[BEGIN]
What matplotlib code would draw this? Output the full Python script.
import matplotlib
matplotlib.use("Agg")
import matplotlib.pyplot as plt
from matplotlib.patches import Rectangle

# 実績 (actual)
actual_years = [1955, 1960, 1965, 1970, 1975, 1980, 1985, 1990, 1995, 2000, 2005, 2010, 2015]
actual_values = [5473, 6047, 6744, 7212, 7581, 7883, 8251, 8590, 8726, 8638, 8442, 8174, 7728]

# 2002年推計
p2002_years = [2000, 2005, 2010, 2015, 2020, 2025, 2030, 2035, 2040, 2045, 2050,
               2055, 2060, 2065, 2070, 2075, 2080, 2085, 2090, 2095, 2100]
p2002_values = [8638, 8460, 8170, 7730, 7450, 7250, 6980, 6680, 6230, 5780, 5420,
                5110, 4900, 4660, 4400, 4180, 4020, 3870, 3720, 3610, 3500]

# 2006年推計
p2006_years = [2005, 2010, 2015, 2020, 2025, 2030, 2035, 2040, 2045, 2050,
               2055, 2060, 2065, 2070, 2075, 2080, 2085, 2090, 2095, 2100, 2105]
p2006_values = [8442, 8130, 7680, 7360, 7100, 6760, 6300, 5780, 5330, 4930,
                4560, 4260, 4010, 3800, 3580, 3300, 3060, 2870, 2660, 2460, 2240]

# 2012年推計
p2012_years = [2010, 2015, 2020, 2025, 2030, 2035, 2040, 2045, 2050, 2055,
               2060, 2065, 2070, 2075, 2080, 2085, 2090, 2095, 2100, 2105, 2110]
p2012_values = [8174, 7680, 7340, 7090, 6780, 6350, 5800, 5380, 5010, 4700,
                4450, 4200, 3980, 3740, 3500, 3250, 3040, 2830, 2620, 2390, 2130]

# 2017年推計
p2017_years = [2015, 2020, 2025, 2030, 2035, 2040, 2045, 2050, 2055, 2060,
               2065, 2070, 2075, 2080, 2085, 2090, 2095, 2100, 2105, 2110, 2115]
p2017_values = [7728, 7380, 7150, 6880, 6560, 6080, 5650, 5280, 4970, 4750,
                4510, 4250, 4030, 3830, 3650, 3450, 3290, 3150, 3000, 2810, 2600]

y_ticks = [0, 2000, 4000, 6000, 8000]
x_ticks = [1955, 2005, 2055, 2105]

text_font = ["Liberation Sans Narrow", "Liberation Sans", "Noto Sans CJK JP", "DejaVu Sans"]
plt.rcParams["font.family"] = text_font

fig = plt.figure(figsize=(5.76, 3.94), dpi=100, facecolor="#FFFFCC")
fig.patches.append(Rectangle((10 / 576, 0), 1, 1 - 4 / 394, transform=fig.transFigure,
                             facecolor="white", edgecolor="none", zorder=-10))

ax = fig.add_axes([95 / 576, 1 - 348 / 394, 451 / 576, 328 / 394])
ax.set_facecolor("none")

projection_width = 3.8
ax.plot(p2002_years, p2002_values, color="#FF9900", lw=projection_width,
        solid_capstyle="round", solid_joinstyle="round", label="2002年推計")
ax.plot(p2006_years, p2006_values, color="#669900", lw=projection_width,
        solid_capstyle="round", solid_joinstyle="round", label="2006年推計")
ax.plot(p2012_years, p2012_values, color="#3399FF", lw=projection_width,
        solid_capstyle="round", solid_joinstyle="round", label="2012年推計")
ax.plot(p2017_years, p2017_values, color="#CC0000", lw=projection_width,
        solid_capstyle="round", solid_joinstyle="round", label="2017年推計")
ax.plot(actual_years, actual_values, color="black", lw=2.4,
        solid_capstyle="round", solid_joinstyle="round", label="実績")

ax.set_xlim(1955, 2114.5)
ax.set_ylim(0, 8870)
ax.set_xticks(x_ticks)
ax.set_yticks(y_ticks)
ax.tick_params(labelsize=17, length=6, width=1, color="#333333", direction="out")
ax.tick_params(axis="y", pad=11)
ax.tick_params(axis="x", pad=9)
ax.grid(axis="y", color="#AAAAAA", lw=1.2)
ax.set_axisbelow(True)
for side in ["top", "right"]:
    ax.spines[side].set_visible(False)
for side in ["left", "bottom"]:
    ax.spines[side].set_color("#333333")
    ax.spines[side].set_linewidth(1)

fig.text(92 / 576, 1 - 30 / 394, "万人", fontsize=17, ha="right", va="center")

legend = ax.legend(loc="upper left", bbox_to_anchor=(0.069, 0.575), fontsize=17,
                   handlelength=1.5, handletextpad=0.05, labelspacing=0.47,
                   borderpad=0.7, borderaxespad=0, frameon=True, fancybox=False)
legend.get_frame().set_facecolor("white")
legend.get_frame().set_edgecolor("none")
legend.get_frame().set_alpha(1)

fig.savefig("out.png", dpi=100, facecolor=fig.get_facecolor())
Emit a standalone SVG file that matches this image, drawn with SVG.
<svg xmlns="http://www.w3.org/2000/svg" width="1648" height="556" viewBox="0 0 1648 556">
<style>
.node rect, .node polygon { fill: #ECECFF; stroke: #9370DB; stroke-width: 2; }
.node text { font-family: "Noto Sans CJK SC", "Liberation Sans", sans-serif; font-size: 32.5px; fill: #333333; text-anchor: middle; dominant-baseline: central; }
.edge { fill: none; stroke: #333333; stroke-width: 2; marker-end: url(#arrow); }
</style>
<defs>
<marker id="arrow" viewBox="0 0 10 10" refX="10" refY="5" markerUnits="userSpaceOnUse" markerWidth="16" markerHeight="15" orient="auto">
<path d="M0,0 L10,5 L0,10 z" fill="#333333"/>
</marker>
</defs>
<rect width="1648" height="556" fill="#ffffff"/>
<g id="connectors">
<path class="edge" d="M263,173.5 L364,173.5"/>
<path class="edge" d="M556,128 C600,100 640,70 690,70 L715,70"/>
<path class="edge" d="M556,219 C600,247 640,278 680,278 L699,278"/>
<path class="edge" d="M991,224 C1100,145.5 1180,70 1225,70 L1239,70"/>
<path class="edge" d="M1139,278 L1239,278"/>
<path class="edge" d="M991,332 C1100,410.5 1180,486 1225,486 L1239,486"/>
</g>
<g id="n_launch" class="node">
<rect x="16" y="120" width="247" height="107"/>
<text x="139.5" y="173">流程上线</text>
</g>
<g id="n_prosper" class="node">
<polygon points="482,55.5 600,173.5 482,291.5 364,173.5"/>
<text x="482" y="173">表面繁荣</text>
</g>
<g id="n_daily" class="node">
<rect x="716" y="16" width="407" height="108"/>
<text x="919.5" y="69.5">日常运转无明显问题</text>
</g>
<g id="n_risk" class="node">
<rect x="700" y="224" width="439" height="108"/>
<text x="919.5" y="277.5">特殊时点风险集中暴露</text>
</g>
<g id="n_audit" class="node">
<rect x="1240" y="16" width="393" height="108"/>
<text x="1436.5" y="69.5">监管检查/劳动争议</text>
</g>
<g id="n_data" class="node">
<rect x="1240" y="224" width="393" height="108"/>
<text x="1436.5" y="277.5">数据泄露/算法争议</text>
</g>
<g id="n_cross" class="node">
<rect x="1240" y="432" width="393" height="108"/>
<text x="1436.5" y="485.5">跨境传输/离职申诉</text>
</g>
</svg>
[END]
What to do -> Please copy only the lines between the first line of the entries and the line with "2660, 2460, 2240]", keeping those two end lines as well, exactly as written.

Solved problem ->
What matplotlib code would draw this? Output the full Python script.
import matplotlib
matplotlib.use("Agg")
import matplotlib.pyplot as plt
from matplotlib.patches import Rectangle

# 実績 (actual)
actual_years = [1955, 1960, 1965, 1970, 1975, 1980, 1985, 1990, 1995, 2000, 2005, 2010, 2015]
actual_values = [5473, 6047, 6744, 7212, 7581, 7883, 8251, 8590, 8726, 8638, 8442, 8174, 7728]

# 2002年推計
p2002_years = [2000, 2005, 2010, 2015, 2020, 2025, 2030, 2035, 2040, 2045, 2050,
               2055, 2060, 2065, 2070, 2075, 2080, 2085, 2090, 2095, 2100]
p2002_values = [8638, 8460, 8170, 7730, 7450, 7250, 6980, 6680, 6230, 5780, 5420,
                5110, 4900, 4660, 4400, 4180, 4020, 3870, 3720, 3610, 3500]

# 2006年推計
p2006_years = [2005, 2010, 2015, 2020, 2025, 2030, 2035, 2040, 2045, 2050,
               2055, 2060, 2065, 2070, 2075, 2080, 2085, 2090, 2095, 2100, 2105]
p2006_values = [8442, 8130, 7680, 7360, 7100, 6760, 6300, 5780, 5330, 4930,
                4560, 4260, 4010, 3800, 3580, 3300, 3060, 2870, 2660, 2460, 2240]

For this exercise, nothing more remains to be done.